Pour les distinguer les sobriquets étaient nombreux. Trois vieilles familles étaient surnommées les Boco, les Poule les Yo. Il y avait Leroy Grosnez, Leroy Paillasse, Leroy des Mulons (cultivateur à la grange du chemin), Leroy Pé Bon Dieu, Lenoir (Edeline) Choque Dieu, Le Pé Diable (Caron), Delesque le Begueux, Boco (Edeline), Poule (Edeline), Ploute (Edeline), Bédin (Caron Onésime), Nénette (Blainville), Pére Pieu Bourdon (Legendre), Malcapé (Edeline), la Mé Boisine et F Lefebvre. Jusqu’au sévère abbé Leroy qui quoique n’étant pas cousin était surnommé « le bon Pé Placide ».
Rien ne distinguait ces braves ouvriers de ceux de la terre. Ils portaient le pantalon de velours, la blouse ou le tablier en toile bleue et la casquette à pont.
D’ailleurs, l’été les jeunes faisaient la moisson mais l’hiver ils rejoignaient les vieux et l’on besognait durement. Étant aux pièces leur salaires allaient de 2,5 à 5 francs suivant leur habilité, les mouleuses gagnaient de 2 à 3 francs. Le journalier agricole touchait à la ferme 1,5 francs.
On ne les réglait que plusieurs fois par an, aussi le crédit était-il l’usage. Les patrons allaient à Rouen ou à Paris pour se faire régler, mais c’était avant le chemin de fer.
S’ils buvaient du lait pour combattre les fumées toxiques, le matin à jeun, ils n’oubliaient pas le verre de genlèvre. Une grande consommation d’eau de vie « la goutte » se faisait à la maison. Le petit épicier du Thil (275 habitants) allait jusqu’à en débiter un hectolitre par semaine. Le curé dénonçait souvent les deux plaies de la paroisse : l’ivrognerie et la danse, car on aimait la danse dans la région puisqu’il y avait un maître de danse à Auzouville. A la fête du 15 août, sur la place la salle du père Levreux, violoneux, était pleine à craquer.
Les jours de fête, les chantepleuriers prenaient part aux manifestations. Ils durent aller en 1848 voter à Darnétal en procession avec la croix et la bannière. Le 8 septembre 1873, ils assistèrent au pèlerinage de Notre Dame de la Paix à Martainville avec les habitants de Bois l’Eveque et d’Epreville. Dans la salle de billard du château des Lesques mise à la disposition des familles par M Leverdier, il y avait de jolies noces de cousins. Vers 1890, le déclin de l’industrie s’accentuant petit à petit, on revient aux chantepleures en bois. De 61 ouvriers au hameau du Thil en 1841 on n’en compte plus que 17 en 1891. certains étaient allés vers les centres industriels et la vallée de l’Andelle en plein essor, d’autres étaient retournés à la terre dans les communes voisines ou à la ferme du château des Lesques dirigée par un cultivateur entreprenant et travailleur, père de 18 enfants, M Auguste Guérard, maire de 1870 à 1881. il cultivait 250 hectares de terre comprenant les fermes de Rainfreville et de Perriers, défrichait des terres incultes sur les cotes avec du matériel perfectionné, fouilleuses, semoir. Il possédait un cheptel de 30 chevaux, 65 vaches et 1000 moutons dont 100 de la race de Dishley. Il installa dans les écuries du château une distillerie d’alcool de betteraves qui fournit du travail l’hiver aux chômeurs.
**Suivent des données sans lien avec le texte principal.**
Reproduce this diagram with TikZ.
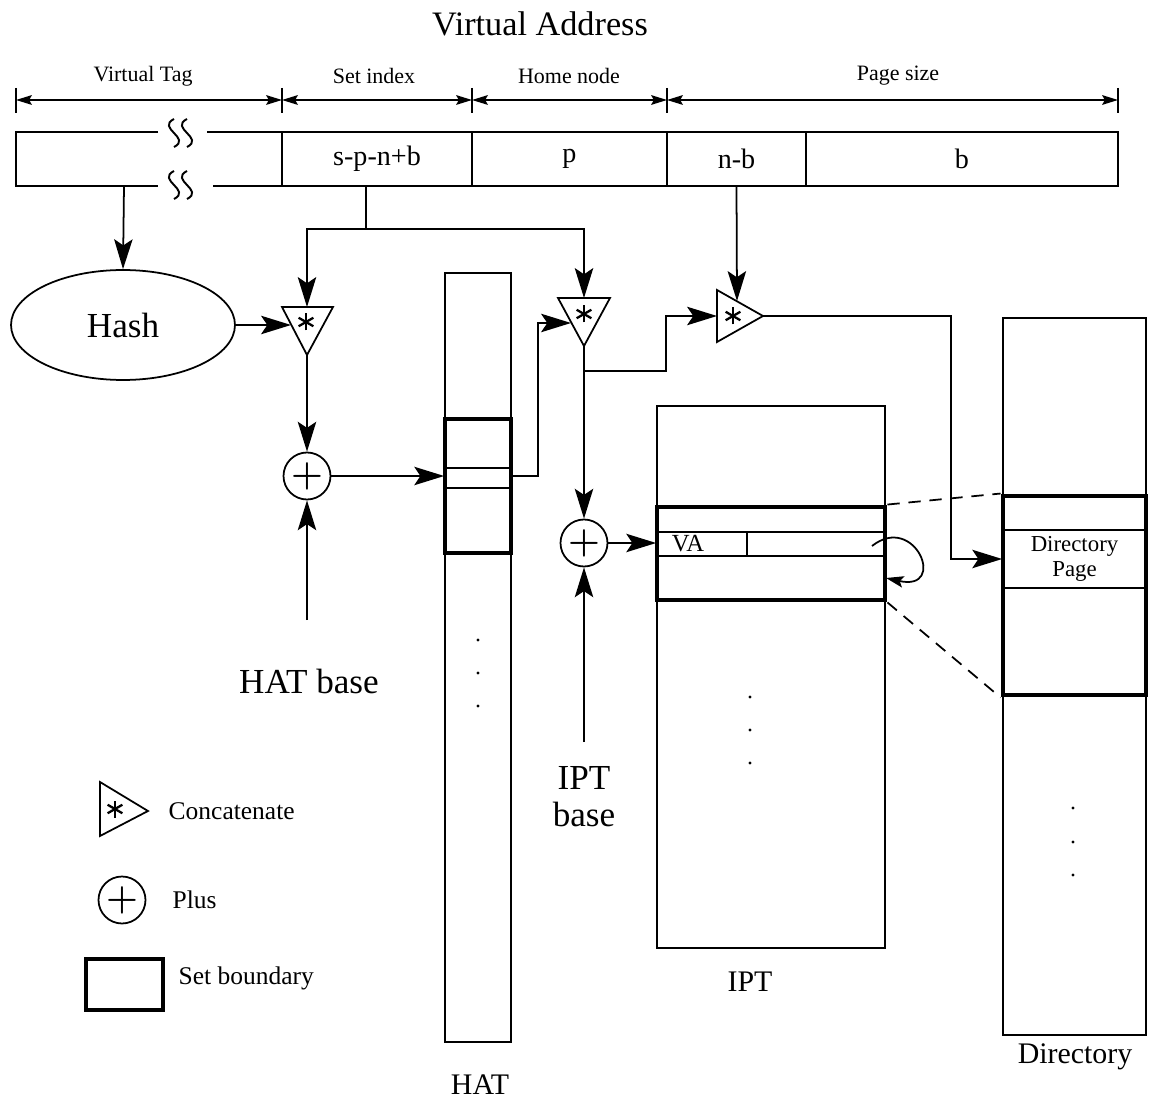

En 1904, l’industriel Rouennais René Parisle acheta le matériel de Pascal Caron qui avait encore une dizaine d’ouvriers et fonda un atelier à Bueil puis à Rouen, 2 chemin de Cléres, en utilisant le procédé façon-maçon. Mais il dut bientôt fermer sa petite usine où fabriqua des sacs à fruits.
Un de ces employé, M Joulin, essaya de lutter encore de 1903 à 1906 à Auzouville dans un atelier situé dans l’école des filles avec Arcade Caron, Paulin Edeline et Georges Edeline. Ce dernier continue seul quelque temps. M Joulin alla travailler à Paris dans une usine similaire mais garda un pied à terre au village.
Florentin Lefebvre et Edmond Edeline, surnommé M Gros qui finit garde champêtre, furent les derniers chantepleuriers. M et Mme Goberville furent les derniers ouvriers.
Lentement mourut ainsi cette industrie locale comme moururent celle des chandelles de suif à Ry, des horloges dans les campagnes de l’Aliermont, des potiers à Martincamp à Bully, et celle des espagnolettes à Saint Léger du Bourg Denis.